Eitel Sonnen- beziehungsweise Kerzenschein - nicht selten macht das die deutschen Lokalzeitungen aus. Das Eitel-Sonnenkerzenscheinige gilt pflichtgemäß auch für den Berichterstatter über so manche lokale Kleinst- bis Großveranstaltung - das definiert sich ja im Lokalen je nach Größe des anhängenden Dorfes. Gerade in diesen Tagen sind die Lokalzeitungen wieder mindestens so hochschwanger wie Maria von Friede, Freude und Feierpunsch der örtlichen Weihnachts- und Adventsmärkte.

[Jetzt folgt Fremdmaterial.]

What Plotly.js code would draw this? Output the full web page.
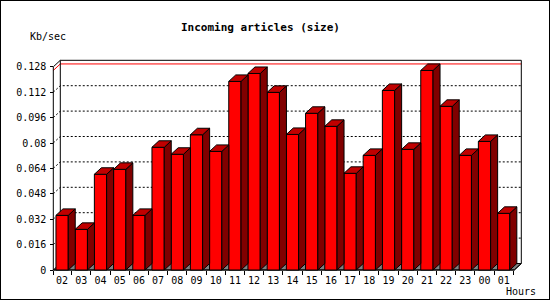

Der kleine Lokaljournalist benutzt dazu gerne Worte und Wortgruppen wie "Budenzauber", "traditioneller Stollenanschnitt", "gemütliches Beisammensein", "zum Verweilen einladen" und widmet mindestens zehn Zeilen der Berichterstattung über das Wetter des zurückliegenden Wochenendes. Wetter überhaupt ist ja im Lokalen sehr wichtig. Wird etwas Neues eröffnet und scheint zufällig noch die Sonne, so ist Klärchen der Sache gewogen, der Wettergott war gnädig mit diesem und jenem und so weiter. Ist ein Weihnachtsmarkt - natürlich! - gut besucht, so trotzen die Besucher in so gut wie jeder Weihnachtsmarktberichterstattung stets dem Wetter. Dabei ist es völlig unerheblich, ob T-Shirt-Wetter oder die Szenerie aus "Fräulein Smillas Gespür für Schnee" herrschte. Noch dazu hat der lokale Berichterstatter angesichts der glühweinselig auf traditionellen Weihnachtsmärkten gemütlich beisammen seienden zum Verweilen eingeladenen Massen die Pflicht, die eigene Grinchigkeit überwinden.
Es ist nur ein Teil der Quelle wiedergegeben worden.